┏━━

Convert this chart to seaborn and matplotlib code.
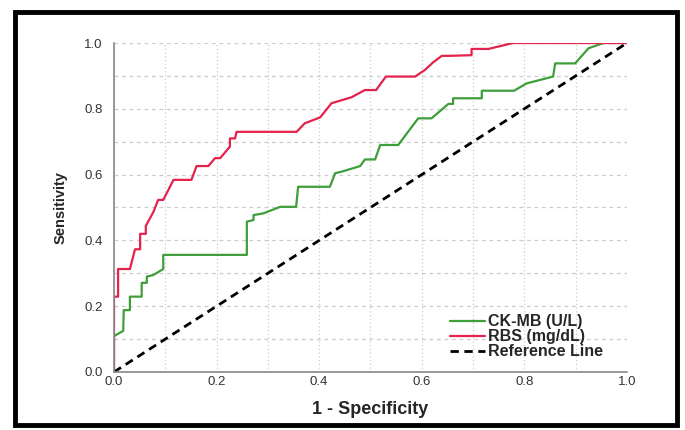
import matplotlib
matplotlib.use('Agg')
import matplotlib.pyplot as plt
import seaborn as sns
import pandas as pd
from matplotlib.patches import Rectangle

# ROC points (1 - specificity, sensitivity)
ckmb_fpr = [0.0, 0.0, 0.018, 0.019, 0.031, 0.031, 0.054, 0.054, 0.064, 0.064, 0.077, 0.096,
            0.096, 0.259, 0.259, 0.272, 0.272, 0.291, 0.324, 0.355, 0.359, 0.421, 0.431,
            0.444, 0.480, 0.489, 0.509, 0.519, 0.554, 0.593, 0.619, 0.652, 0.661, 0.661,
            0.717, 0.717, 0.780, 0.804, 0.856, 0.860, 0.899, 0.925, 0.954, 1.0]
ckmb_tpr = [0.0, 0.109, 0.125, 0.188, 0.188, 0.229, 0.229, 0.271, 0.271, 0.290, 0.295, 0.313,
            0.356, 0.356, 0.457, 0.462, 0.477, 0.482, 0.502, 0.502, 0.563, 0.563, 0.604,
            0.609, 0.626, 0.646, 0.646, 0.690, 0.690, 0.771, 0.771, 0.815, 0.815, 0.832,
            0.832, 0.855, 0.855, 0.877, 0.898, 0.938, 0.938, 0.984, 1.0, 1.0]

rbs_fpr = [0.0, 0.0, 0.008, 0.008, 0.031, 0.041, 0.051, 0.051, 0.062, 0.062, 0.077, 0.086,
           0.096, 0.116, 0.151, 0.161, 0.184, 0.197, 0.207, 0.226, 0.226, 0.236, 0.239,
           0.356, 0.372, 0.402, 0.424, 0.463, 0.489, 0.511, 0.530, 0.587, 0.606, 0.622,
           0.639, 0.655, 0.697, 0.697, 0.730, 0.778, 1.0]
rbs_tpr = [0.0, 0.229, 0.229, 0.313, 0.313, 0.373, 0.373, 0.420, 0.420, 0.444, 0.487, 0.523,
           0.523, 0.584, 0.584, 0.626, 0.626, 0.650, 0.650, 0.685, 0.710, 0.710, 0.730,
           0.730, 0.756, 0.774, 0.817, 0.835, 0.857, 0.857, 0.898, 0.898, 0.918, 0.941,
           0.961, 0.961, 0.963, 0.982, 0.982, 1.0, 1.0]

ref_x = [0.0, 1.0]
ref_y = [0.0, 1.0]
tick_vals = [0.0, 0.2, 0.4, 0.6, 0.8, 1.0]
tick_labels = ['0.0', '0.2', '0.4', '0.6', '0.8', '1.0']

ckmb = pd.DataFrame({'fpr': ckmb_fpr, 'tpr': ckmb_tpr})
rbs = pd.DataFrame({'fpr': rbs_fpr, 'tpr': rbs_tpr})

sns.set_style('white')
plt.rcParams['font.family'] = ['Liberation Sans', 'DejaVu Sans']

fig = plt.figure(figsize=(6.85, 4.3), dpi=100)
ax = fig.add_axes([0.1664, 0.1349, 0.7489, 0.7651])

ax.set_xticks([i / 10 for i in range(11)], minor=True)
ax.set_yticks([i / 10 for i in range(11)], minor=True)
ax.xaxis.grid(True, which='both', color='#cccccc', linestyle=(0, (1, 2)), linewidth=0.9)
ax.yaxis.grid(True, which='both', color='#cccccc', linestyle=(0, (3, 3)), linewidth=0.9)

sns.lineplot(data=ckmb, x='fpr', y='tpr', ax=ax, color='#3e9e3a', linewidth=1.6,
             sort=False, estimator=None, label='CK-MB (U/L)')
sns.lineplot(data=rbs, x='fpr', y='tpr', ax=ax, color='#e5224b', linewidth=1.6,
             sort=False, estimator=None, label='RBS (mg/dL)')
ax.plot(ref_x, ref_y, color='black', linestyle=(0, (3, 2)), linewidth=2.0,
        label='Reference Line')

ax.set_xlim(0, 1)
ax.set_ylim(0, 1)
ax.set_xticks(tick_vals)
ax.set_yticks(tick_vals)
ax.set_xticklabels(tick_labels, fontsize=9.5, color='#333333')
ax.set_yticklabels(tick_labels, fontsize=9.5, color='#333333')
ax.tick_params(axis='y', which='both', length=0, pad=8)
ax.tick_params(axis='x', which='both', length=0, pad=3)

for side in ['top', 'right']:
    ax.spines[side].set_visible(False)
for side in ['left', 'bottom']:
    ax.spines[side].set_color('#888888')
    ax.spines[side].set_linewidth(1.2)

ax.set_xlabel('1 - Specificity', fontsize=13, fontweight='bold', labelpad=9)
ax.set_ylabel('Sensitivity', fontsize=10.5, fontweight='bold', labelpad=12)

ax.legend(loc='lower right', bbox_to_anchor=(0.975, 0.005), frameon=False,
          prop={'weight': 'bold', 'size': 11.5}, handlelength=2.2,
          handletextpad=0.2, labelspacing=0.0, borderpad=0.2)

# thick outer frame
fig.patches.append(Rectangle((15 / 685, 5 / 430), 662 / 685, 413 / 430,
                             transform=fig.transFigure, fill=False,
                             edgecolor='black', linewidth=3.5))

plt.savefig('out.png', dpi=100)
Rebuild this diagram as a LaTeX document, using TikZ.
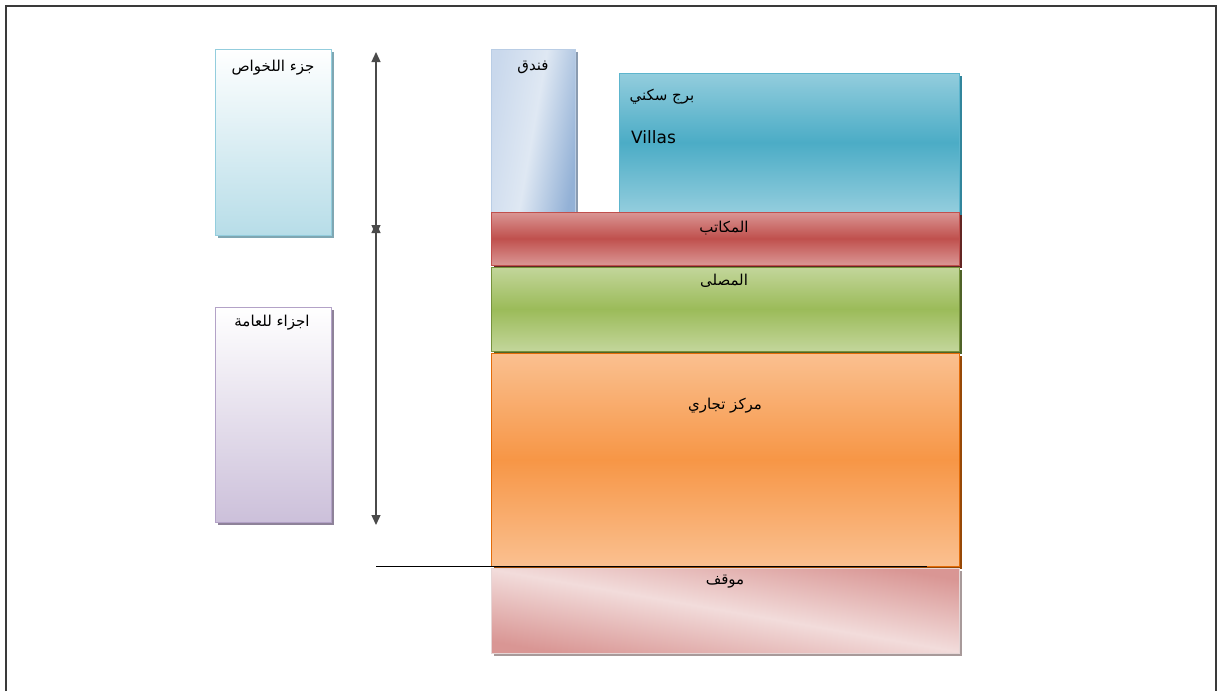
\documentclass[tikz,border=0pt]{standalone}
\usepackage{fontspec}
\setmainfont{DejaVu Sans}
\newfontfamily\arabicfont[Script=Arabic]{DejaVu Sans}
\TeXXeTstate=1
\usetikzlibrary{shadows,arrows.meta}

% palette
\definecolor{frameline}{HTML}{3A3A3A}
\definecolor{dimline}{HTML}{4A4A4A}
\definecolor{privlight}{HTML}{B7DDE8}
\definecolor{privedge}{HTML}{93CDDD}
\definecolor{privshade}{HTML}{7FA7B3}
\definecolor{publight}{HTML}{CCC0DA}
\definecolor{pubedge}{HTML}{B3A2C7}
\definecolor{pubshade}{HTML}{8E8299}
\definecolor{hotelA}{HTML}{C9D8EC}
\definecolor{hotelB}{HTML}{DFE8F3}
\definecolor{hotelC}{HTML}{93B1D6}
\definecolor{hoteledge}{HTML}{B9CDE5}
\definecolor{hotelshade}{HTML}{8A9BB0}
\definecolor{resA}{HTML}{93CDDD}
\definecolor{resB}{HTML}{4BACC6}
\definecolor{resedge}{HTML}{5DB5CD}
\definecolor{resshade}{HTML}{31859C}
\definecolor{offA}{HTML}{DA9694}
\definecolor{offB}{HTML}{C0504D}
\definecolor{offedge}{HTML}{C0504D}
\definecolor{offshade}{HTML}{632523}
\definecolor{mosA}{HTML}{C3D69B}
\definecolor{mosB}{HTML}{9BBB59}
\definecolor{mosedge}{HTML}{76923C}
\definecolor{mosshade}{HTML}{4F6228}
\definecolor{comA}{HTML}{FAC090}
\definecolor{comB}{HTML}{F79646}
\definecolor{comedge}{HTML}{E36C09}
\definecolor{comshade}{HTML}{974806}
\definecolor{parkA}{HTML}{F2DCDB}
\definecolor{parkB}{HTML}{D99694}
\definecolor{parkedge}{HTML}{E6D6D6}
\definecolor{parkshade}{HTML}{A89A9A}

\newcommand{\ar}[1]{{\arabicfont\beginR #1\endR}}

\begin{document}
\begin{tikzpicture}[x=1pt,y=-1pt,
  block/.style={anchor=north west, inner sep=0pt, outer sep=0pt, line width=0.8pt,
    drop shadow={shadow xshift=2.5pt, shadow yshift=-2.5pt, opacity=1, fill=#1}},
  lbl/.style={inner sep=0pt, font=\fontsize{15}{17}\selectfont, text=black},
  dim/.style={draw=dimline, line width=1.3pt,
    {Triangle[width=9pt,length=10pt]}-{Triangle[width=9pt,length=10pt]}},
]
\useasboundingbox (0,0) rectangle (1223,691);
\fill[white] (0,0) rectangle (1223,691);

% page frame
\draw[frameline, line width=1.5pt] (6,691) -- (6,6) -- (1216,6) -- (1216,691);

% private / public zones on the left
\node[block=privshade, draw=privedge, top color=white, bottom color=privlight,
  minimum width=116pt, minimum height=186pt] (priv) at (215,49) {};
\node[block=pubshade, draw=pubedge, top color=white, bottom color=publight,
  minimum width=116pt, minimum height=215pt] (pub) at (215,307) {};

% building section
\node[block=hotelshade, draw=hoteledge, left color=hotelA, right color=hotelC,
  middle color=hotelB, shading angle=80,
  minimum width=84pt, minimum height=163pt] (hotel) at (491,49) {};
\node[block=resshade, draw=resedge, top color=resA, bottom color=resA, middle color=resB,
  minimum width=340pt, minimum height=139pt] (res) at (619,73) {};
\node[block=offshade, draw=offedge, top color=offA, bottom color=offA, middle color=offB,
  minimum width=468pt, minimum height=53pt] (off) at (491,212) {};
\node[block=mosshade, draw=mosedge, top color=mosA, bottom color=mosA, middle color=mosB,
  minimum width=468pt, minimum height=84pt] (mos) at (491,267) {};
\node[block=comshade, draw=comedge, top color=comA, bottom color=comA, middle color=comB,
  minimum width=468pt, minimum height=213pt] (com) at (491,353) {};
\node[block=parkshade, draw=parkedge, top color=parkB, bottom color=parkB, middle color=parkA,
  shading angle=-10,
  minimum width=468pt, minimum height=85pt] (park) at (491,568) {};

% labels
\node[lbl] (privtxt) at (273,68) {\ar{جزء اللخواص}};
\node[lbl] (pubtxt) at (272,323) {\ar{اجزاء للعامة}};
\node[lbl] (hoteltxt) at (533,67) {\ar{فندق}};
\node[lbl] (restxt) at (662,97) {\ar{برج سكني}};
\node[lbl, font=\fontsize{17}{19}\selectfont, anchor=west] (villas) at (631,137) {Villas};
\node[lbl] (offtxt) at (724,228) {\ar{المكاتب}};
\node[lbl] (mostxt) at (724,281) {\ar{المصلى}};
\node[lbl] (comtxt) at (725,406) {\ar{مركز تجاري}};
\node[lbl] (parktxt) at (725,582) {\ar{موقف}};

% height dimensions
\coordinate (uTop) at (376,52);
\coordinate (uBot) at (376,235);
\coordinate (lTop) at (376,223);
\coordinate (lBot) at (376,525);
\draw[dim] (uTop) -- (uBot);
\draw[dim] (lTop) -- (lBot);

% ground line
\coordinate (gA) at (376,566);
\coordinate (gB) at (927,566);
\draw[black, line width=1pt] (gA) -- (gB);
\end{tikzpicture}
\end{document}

┗━━

REQUIREMENTS:
Say how many lines of the data include the word "matplotlib". Respond with the number alone.

RESPONSE TO THE EXERCISE:
5